Here's how much you get paid at Blackstone (a lot)
If you work for Blackstone this year, you're going to get paid a lot. Not just a small lot like Goldman Sachs, but a big lot - a huge lot - a lot that's a lot more than last year.
Blackstone just reported its third quarter results. Thanks to big gains in its real estate portfolio and asset sales they were very good. Blackstone people are being paid accordingly.
Blackstone doesn't disclose how many people it employs in its quarterly results. Elsewhere on its site it says it employs around 2,300 people, however. Last year, it employed around 2,200. In the first three quarter of 2017, Blackstone has accrued nearly $2bn in compensation spending. In the first three quarters of last year, it accrued nearly $1.4bn.
Here's how that plays out on a pay per head basis.
And here's how that pay is structured (also on a per head basis).
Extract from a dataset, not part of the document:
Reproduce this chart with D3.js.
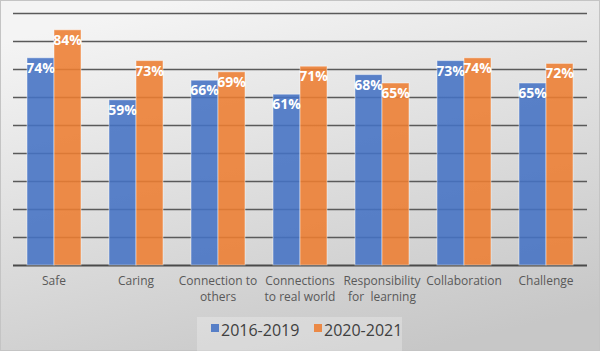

So, basically Blackstone has massively increased the amount of realized and unrealized incentive fees and carried interest it's paying. Incentive fees are bonuses and realized incentive fees are cash bonuses. "Unrealized incentive fees" are effectively deferred bonuses. Carried interest is what private equity professionals get paid when investments they've made are sold at a profit (often years later) and exceed a hurdle rate. Unrealized carried interest represents that carried interest that will be paid when existing investments which have already exceeded their hurdle rates are exited.
Even though not all of that $860k average Blackstone pay package (for the first nine months only of this year) is realized, working for Stephen Schwarzman therefore looks very lucrative. By comparison, average accrued pay at Goldman Sachs so far this year is $271k - nearly 70% less.